No entanto, principalmente nos Estados Unidos da América, a A.C. é vastamente propagada e aceita nos dias de hoje. Talvez porque seus principais precursores, Watson e Skinner, eram norte-americanos. De qualquer forma, o fato é que, como abordagem psicológica, a A.C. faz tanto "sucesso" como qualquer outra das duas, psicanálise e humanismo fenomenológico. Além de muito propagada, ela não deixa de ser, também, bastante polêmica.


rato

Os ratos são os animais comumente utilizados nas universidades, para o estudo do comportamento. Não são poucas as polêmicas que surgem a partir da questão ética da utilização desses animais em laboratório


De um modo geral, desde Skinner, o que a A.C. defende é a idéia de que são dois os tipos de comportamento que apresentamos.
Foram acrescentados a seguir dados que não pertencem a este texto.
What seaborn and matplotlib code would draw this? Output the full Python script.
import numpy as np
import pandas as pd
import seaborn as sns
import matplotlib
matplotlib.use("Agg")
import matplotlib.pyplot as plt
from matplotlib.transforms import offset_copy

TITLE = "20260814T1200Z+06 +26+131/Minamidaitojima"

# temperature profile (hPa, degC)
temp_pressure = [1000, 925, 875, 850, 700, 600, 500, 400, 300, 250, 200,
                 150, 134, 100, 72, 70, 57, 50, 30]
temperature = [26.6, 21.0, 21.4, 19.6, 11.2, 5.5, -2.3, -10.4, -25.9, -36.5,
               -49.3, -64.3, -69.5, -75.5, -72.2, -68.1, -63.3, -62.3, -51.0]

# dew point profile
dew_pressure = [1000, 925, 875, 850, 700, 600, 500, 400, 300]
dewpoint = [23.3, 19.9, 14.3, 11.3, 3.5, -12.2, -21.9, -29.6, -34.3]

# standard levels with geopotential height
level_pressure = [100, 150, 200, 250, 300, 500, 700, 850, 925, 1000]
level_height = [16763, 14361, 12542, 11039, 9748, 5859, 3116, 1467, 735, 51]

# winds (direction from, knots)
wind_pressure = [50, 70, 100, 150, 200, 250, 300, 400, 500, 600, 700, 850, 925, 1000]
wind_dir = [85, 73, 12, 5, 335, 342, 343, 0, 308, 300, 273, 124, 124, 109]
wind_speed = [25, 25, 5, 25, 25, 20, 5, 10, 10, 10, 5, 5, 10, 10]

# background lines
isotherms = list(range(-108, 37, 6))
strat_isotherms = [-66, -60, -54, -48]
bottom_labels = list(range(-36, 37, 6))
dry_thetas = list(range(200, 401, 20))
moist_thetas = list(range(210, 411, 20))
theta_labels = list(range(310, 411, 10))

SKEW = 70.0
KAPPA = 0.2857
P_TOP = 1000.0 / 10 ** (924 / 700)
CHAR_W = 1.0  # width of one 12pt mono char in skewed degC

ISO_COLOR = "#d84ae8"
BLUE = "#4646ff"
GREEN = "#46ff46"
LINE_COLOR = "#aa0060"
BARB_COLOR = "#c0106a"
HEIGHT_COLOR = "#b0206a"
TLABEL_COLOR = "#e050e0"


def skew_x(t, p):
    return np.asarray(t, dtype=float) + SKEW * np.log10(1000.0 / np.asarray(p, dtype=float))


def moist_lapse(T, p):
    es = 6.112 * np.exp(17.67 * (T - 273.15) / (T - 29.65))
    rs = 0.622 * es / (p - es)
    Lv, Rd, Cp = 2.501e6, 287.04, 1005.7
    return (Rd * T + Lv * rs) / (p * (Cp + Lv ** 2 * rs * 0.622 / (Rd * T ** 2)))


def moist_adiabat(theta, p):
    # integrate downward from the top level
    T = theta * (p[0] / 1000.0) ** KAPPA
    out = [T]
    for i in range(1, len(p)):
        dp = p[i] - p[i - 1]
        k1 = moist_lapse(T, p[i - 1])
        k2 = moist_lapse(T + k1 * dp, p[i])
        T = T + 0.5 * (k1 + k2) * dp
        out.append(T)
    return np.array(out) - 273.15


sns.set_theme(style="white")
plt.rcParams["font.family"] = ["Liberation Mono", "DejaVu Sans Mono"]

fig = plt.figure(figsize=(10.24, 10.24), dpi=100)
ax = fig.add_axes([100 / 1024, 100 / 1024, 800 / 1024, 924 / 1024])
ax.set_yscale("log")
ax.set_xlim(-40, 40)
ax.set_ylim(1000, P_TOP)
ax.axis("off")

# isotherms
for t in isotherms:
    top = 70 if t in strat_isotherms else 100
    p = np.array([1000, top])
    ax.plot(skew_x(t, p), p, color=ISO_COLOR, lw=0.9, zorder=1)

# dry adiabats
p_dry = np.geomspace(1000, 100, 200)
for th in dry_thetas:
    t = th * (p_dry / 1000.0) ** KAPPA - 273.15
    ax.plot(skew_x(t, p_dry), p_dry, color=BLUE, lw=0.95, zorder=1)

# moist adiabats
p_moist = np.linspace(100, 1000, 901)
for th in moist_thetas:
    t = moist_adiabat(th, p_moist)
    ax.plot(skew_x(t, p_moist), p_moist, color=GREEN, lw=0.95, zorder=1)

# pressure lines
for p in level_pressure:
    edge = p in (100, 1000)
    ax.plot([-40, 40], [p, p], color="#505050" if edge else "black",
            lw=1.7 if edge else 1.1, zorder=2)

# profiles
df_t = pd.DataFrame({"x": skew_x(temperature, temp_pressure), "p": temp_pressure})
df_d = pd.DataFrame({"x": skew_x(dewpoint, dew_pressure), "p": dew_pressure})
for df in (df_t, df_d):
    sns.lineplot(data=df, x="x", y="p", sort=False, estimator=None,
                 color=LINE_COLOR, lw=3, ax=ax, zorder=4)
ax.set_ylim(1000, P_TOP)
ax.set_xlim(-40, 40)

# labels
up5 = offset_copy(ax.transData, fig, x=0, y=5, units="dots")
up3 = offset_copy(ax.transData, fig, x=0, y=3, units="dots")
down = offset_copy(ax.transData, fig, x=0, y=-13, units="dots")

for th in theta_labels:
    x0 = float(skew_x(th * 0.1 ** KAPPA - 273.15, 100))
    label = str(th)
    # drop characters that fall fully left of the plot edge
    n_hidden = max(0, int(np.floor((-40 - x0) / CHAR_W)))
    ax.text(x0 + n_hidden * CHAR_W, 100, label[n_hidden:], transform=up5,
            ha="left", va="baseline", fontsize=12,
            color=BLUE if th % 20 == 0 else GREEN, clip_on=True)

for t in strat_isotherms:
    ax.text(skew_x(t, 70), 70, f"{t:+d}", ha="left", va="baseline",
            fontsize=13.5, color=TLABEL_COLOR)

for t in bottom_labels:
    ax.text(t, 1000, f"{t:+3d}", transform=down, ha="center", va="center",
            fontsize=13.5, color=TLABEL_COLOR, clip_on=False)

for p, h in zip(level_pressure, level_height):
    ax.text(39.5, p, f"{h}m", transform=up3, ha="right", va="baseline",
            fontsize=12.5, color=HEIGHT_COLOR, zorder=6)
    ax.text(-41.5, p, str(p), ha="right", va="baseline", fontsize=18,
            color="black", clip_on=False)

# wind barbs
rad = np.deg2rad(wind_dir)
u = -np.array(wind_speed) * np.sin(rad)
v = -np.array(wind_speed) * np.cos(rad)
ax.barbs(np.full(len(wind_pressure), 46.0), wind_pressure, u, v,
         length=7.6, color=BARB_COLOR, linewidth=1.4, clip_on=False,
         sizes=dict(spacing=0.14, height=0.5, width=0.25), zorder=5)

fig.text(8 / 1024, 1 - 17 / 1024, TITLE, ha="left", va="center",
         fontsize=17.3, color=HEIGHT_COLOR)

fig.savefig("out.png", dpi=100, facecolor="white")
O primeiro, comportamento reflexo ou respondente, abarca todas as nossas respostas involuntárias ao ambiente: dilatação da pupila no escuro, salivação diante de comida, sudorese depois de exercícios etc. É, segundo um professor meu, o kit básico evolutivo para a nossa sobrevivência neste planeta.

O outro tipo, o comportamento operante, é constituído por todos os nossos atos e gestos que foram "aprendidos" segundo contingências de reforço e punição. Exemplos:

Se eu percebo que conversar com pessoas estranhas se torna mais amigável e agradável quando inicio o diálogo falando "bom dia", "com licença" ou "por favor", a probabilidade de eu continuar abordando pessoas estranhas com essas palavras cordiais aumenta. Essa relação atende pelo nome de "reforçador positivo"; "positivo" porque um estímulo reforçador (conversas agradáveis e amigáveis, ou seja, diálogos proveitosos) foi acrescentado ao ambiente como consequência do meu comportamento de iniciar minhas falas com palavras cordiais.

Se eu percebo que beber 2 litros de água por dia está ajudando a combater meu cálculo renal, então, mais uma vez, é provável que eu continue emitindo esse comportamento nos dias subsequentes. Aí temos uma relação de "reforço negativo"; "negativo" porque um estímulo aversivo (cálculo renal) está sendo subtraído do ambiente com a emissão do meu comportamento de beber água.


pombos

Skinner usava pombos em seus experimentos: pombos também têm superstições


Essa exposição teórica brevíssima tem o objetivo de mostrar quão categórica e disciplinar é a Análise do Comportamento proposta por B. F. Skinner. Objetividade e rigor científico, como todos sabem, são os ideais básicos de toda teoria do mundo acadêmico. E o problema está justamente aí. A proximidade com esse universo científico rigoroso e observável é o que faz a A.C. receber tantas críticas, já que a psicologia, como ciência que estuda a psique humana, defende a ideia de que a subjetividade não pode ser reduzida a conceitos de modo lógico.

Justamente por esse motivo, o estudo analítico do comportamento humano tem recebido críticas fervorosas de grande parte da comunidade científica de psicologia; "psicologia newtoniana mecanicista" e "psicologia biológica universalizante" são os principais xingamentos. Acredito que, se os críticos entendessem que a A. C. se propõe a estudar a individualidade das pessoas de outra forma, considerando que temos uma história filogenética, ontogenética e cultural subjetiva, e que isso não reduz em nenhum momento o valor da natureza humana (pelo contrário, o amplia), aí talvez essas críticas não fossem feitas. O objetivo da A. C. não é universalizar a subjetividade (isso seria um contrassenso); é, antes de tudo, estudar conceitos pragmáticos que são aplicáveis a uma consideração sistemática do fenômeno humano – do comportamento humano.


ciencia e comportamento humano

Livro que comprei. Capa enigmática, convenhamos. Preço salgado: R$ 78,00


Nesta postagem, meu objetivo era falar alguma coisa pessoal sobre o mais famoso cientista do comportamento, B. F. Skinner, e sobre o livro dele que encontrei hoje na livraria, em meio a ensaios e tratados de Freud e Carl Rogers. O livro se chama Ciência e comportamento humano e é considerado o manual básico da Análise do Comportamento, já que todos os principais conceitos da teoria são abordados e discutidos pelo próprio criador deles.

Eu tenho afeição pela A.C. desde que fiz meu trabalho com sujeitos experimentais de laboratório (os famosos ratinhos) e pude, enfim, perceber como o comportamento dos seres vivos (de um modo geral) é universal. Mas isto já é assunto para outro texto.